Monday 31 October 2016

Book Review: Lost in a Good Book, by Jasper Fforde

Lost in a Good Book (Thursday Next, #2)Lost in a Good Book by Jasper Fforde
My rating: 3 of 5 stars

I found this book very hard to judge. There's a lot going on and it's difficult to summarise when my feelings towards the book are quite mixed.

Essentially, this is the second book in a series about Thursday Next, a Literary Detective in some parallel universe where people have dodos for pets, whose job seems to be investigating crimes or events of any sort of literary nature. She investigates claims of plagiarism and interviews collectors claiming to have found lost Shakespeare manuscripts in her real world, but then also imagines herself into stories and traps villains there, and has a rogue time-traveller for a dad. Following the events of the first book, she's something of a celebrity, and is frustrated by the political gag that prevents her from telling the true story of what happened. As I said, there's a lot going on, and for me it wasn't often clear why the character was doing what she was doing. Roughly halfway through the book, her husband is deleted from the timeline as a means of blackmailing her, and then her motive clears up and the story starts to move forward.

There's a deliberate stab at random wit that is distinctly Douglas-Adams-esque, and around the middle of the book when some of these disjointed ideas started to piece together I truly appreciated this playfulness. Funny character names signal what plot device that character serves. The book-jumping is also good fun, for instance when Thursday appears at court inside a book and has to wait for a scene to play out and a chapter to end before stepping in to meet the judge, or when the characters from Great Expectations dramatically play out their dialogue and then kick off their shoes and slump into chairs like actors after a hard day on stage. These parts, I liked, but it took quite a long time to reach this point.
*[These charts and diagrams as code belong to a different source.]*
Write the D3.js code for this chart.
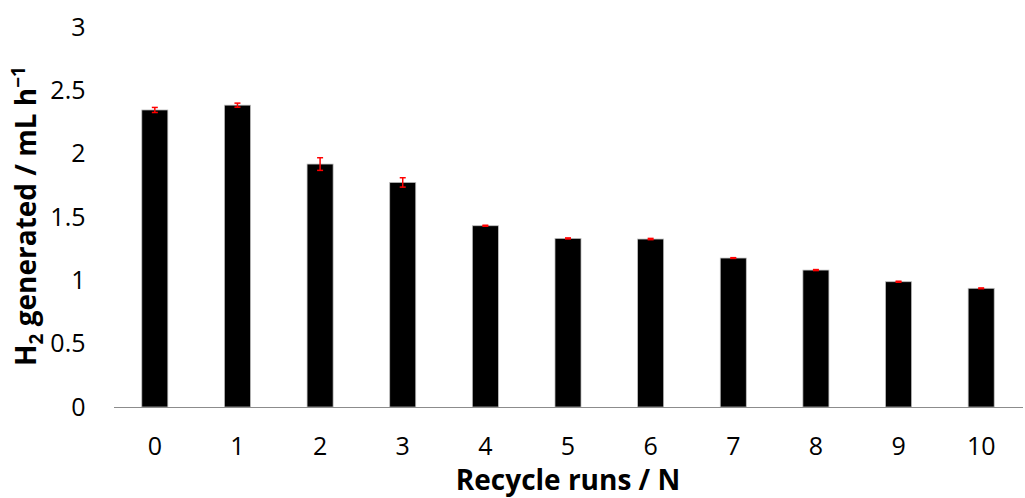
<!DOCTYPE html>
<html>
<head>
<meta charset="utf-8">
<script src="https://cdn.jsdelivr.net/npm/d3@7"></script>
<style>
body { margin: 0; background: #fff; }
svg { display: block; font-family: "Open Sans", sans-serif; }
</style>
</head>
<body>
<div id="chart"></div>
<script>
var width = 1025,
	height = 498;

// data
var runs = ['0', '1', '2', '3', '4', '5', '6', '7', '8', '9', '10'];
var h2Rate = [2.345, 2.383, 1.918, 1.773, 1.431, 1.331, 1.326, 1.176, 1.081, 0.989, 0.937];
var h2Err = [0.02, 0.016, 0.05, 0.037, 0.004, 0.004, 0.005, 0.003, 0.004, 0.004, 0.003];
var yTicks = [0, 0.5, 1, 1.5, 2, 2.5, 3];

var margin = {left: 113.5, right: 2.5, top: 27, bottom: 91};

var svg = d3.select('#chart').append('svg')
	.attr('width', width)
	.attr('height', height);

var x = d3.scaleBand()
	.domain(runs)
	.range([margin.left, width - margin.right])
	.paddingInner(0.685)
	.paddingOuter(0.3425);

var y = d3.scaleLinear()
	.domain([0, 3])
	.range([height - margin.bottom, margin.top]);

// y tick labels (no axis line, no ticks)
var yAxis = svg.append('g')
	.attr('transform', 'translate(' + margin.left + ',0)')
	.call(d3.axisLeft(y).tickValues(yTicks).tickSize(0).tickPadding(28)
		.tickFormat(function(d) { return String(d); }));
yAxis.select('.domain').remove();
yAxis.selectAll('text')
	.style('font-family', '"Open Sans", sans-serif')
	.style('font-size', '25px')
	.attr('fill', '#000');

// bars
svg.append('g')
	.selectAll('rect')
	.data(runs)
	.enter()
	.append('rect')
	.attr('x', function(d) { return x(d); })
	.attr('y', function(d, i) { return y(h2Rate[i]); })
	.attr('width', x.bandwidth())
	.attr('height', function(d, i) { return y(0) - y(h2Rate[i]); })
	.style('fill', '#000')
	.style('stroke', '#bfbfbf')
	.style('stroke-width', 0.75);

// x axis
var xAxis = svg.append('g')
	.attr('transform', 'translate(0,' + y(0) + ')')
	.call(d3.axisBottom(x).tickSize(0).tickPadding(30));
xAxis.select('.domain')
	.attr('stroke', '#8c8c8c')
	.attr('stroke-width', 1.2);
xAxis.selectAll('text')
	.style('font-family', '"Open Sans", sans-serif')
	.style('font-size', '25px')
	.attr('fill', '#000');

// error bars
var err = svg.append('g')
	.style('stroke', '#ff0000')
	.style('stroke-width', 1.5);

runs.forEach(function(d, i) {
	var cx = x(d) + x.bandwidth() / 2;
	var top = y(h2Rate[i] + h2Err[i]),
		bot = y(h2Rate[i] - h2Err[i]);
	err.append('line').attr('x1', cx).attr('x2', cx).attr('y1', top).attr('y2', bot);
	err.append('line').attr('x1', cx - 3).attr('x2', cx + 3).attr('y1', top).attr('y2', top);
	err.append('line').attr('x1', cx - 3).attr('x2', cx + 3).attr('y1', bot).attr('y2', bot);
});

// axis titles
svg.append('text')
	.attr('x', (margin.left + width - margin.right) / 2)
	.attr('y', 490)
	.attr('text-anchor', 'middle')
	.style('font-weight', 'bold')
	.style('font-size', '28px')
	.text('Recycle runs / N');

var ylab = svg.append('text')
	.attr('transform', 'translate(36,' + 216 + ') rotate(-90)')
	.attr('text-anchor', 'middle')
	.style('font-weight', 'bold')
	.style('font-size', '28px');
ylab.append('tspan').text('H');
ylab.append('tspan').attr('dy', 7).style('font-size', '19px').text('2');
ylab.append('tspan').attr('dy', -7).text(' generated / mL h');
ylab.append('tspan').attr('dy', -11).style('font-size', '19px').text('\u22121');
</script>
</body>
</html>
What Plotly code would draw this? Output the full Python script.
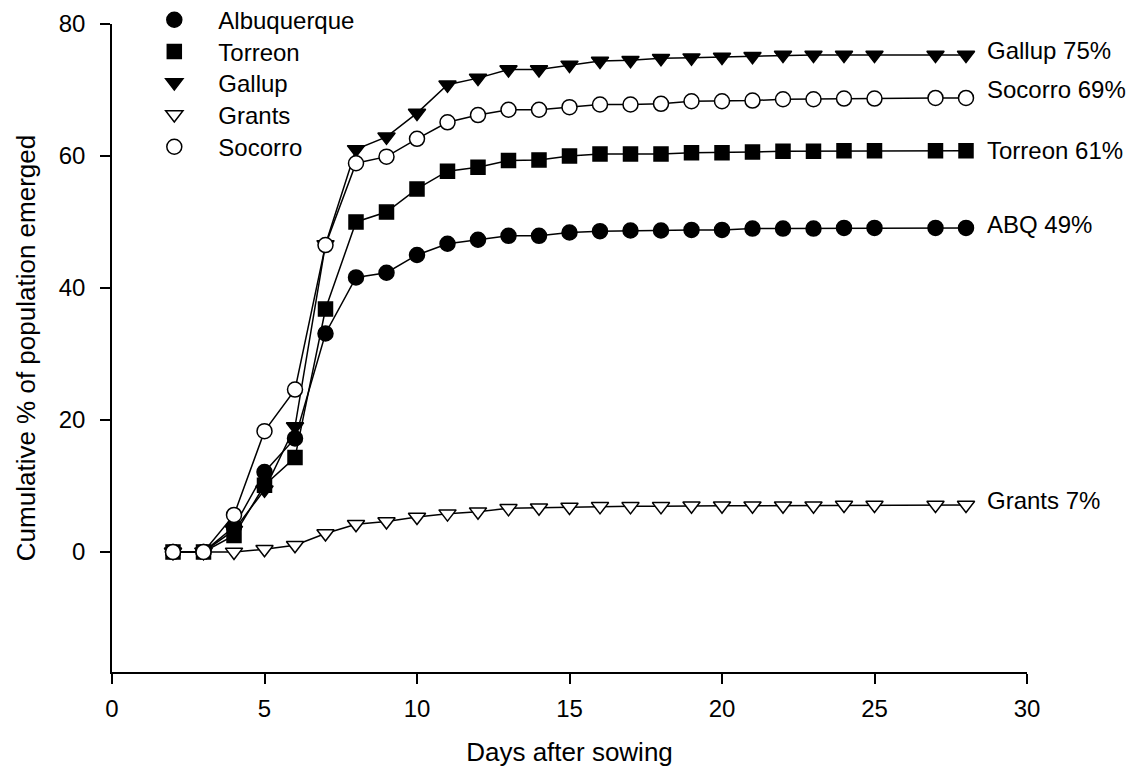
import plotly.graph_objects as go

days = [2, 3, 4, 5, 6, 7, 8, 9, 10, 11, 12, 13, 14, 15, 16, 17, 18, 19, 20, 21, 22, 23, 24, 25, 27, 28]

albuquerque = [0, 0, 3.8, 12.1, 17.2, 33.1, 41.6, 42.3, 45.0, 46.7, 47.3, 47.9, 47.9, 48.4, 48.6, 48.7,
               48.7, 48.8, 48.8, 49.0, 49.0, 49.0, 49.1, 49.1, 49.1, 49.1]
torreon = [0, 0, 2.5, 10.1, 14.3, 36.8, 50.0, 51.5, 55.0, 57.7, 58.3, 59.3, 59.4, 60.0, 60.3, 60.3,
           60.3, 60.5, 60.5, 60.6, 60.7, 60.7, 60.8, 60.8, 60.8, 60.8]
gallup = [0, 0, 3.3, 9.4, 19.0, 46.6, 61.0, 62.9, 66.5, 70.8, 71.8, 73.1, 73.1, 73.8, 74.4, 74.5,
          74.8, 74.9, 75.0, 75.1, 75.3, 75.3, 75.3, 75.3, 75.3, 75.3]
grants = [0, 0, 0, 0.4, 1.0, 2.8, 4.2, 4.6, 5.3, 5.8, 6.1, 6.6, 6.7, 6.8, 6.9, 6.9,
          6.9, 7.0, 7.0, 7.0, 7.0, 7.0, 7.1, 7.1, 7.1, 7.1]
socorro = [0, 0, 5.6, 18.3, 24.6, 46.5, 58.9, 59.9, 62.6, 65.1, 66.2, 67.0, 67.0, 67.4, 67.8, 67.8,
           67.9, 68.3, 68.3, 68.4, 68.6, 68.6, 68.7, 68.7, 68.8, 68.8]

series_names = ["Albuquerque", "Torreon", "Gallup", "Grants", "Socorro"]
series_values = [albuquerque, torreon, gallup, grants, socorro]
end_labels = ["ABQ 49%", "Torreon 61%", "Gallup 75%", "Grants 7%", "Socorro 69%"]

x_ticks = [0, 5, 10, 15, 20, 25, 30]
y_ticks = [0, 20, 40, 60, 80]

symbols = ["circle", "square", "triangle-down", "triangle-down", "circle"]
fills = ["black", "black", "black", "white", "white"]
sizes = [15, 14, 15, 15, 15]
label_yshift = [3, 0, 5, 5, 8]
legend_y = [1.006, 0.957, 0.909, 0.8596, 0.810]

FONT = "Liberation Sans, Arial, sans-serif"

fig = go.Figure()
for name, vals, sym, fill, sz in zip(series_names, series_values, symbols, fills, sizes):
    fig.add_trace(go.Scatter(
        x=days, y=vals, mode="lines+markers", name=name, showlegend=False,
        line=dict(color="black", width=1.5),
        marker=dict(symbol=sym, size=sz, color=fill,
                    line=dict(color="black", width=1.5)),
    ))

legend_layout = {}
for i, (name, sym, fill, sz, ly) in enumerate(zip(series_names, symbols, fills, sizes, legend_y)):
    key = "legend" if i == 0 else f"legend{i + 1}"
    fig.add_trace(go.Scatter(
        x=[None], y=[None], mode="markers", name=name, showlegend=True, legend=key,
        marker=dict(symbol=sym, size=sz, color=fill,
                    line=dict(color="black", width=1.5)),
    ))
    legend_layout[key] = dict(x=0.02, y=ly, xanchor="left", yanchor="middle",
                              bgcolor="rgba(0,0,0,0)", font=dict(family=FONT, size=24),
                              itemsizing="trace", itemwidth=78)

for vals, lab, ys in zip(series_values, end_labels, label_yshift):
    fig.add_annotation(x=days[-1], y=vals[-1], xref="x", yref="y", text=lab,
                       showarrow=False, xanchor="left", yanchor="middle",
                       xshift=19, yshift=ys, font=dict(family=FONT, size=24, color="black"))

fig.update_layout(
    width=1143, height=782,
    margin=dict(l=112, r=116, t=24, b=110, autoexpand=False),
    paper_bgcolor="white", plot_bgcolor="white",
    font=dict(family=FONT, size=24, color="black"),
    xaxis=dict(range=[0, 30], tickvals=x_ticks, showgrid=False, zeroline=False,
               showline=True, linecolor="black", linewidth=1.5,
               ticks="outside", ticklen=10, tickwidth=1.5, tickcolor="black",
               ticklabelstandoff=4,
               title=dict(text="Days after sowing", font=dict(family=FONT, size=26), standoff=22)),
    yaxis=dict(range=[-18.2, 80], tickvals=y_ticks, showgrid=False, zeroline=False,
               showline=True, linecolor="black", linewidth=1.5,
               ticks="outside", ticklen=10, tickwidth=1.5, tickcolor="black",
               ticklabelstandoff=10,
               title=dict(text="Cumulative % of population emerged",
                          font=dict(family=FONT, size=26), standoff=16)),
    **legend_layout,
)

fig.write_html("out.html")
The bookseller who sold me this book insisted the series could be read out of order but I spent the majority of the read very, very confused. Some backstory is related through Thursday's narration but it seems to be mostly irrelevant detail like the death of her brother and a foreign war, neither of which have any bearing on the actual tale. I didn't dislike the book by any means, but found it hard to keep returning to, and felt kind of relieved when it was done and I understood better what it was actually about. I recommend reading books in order.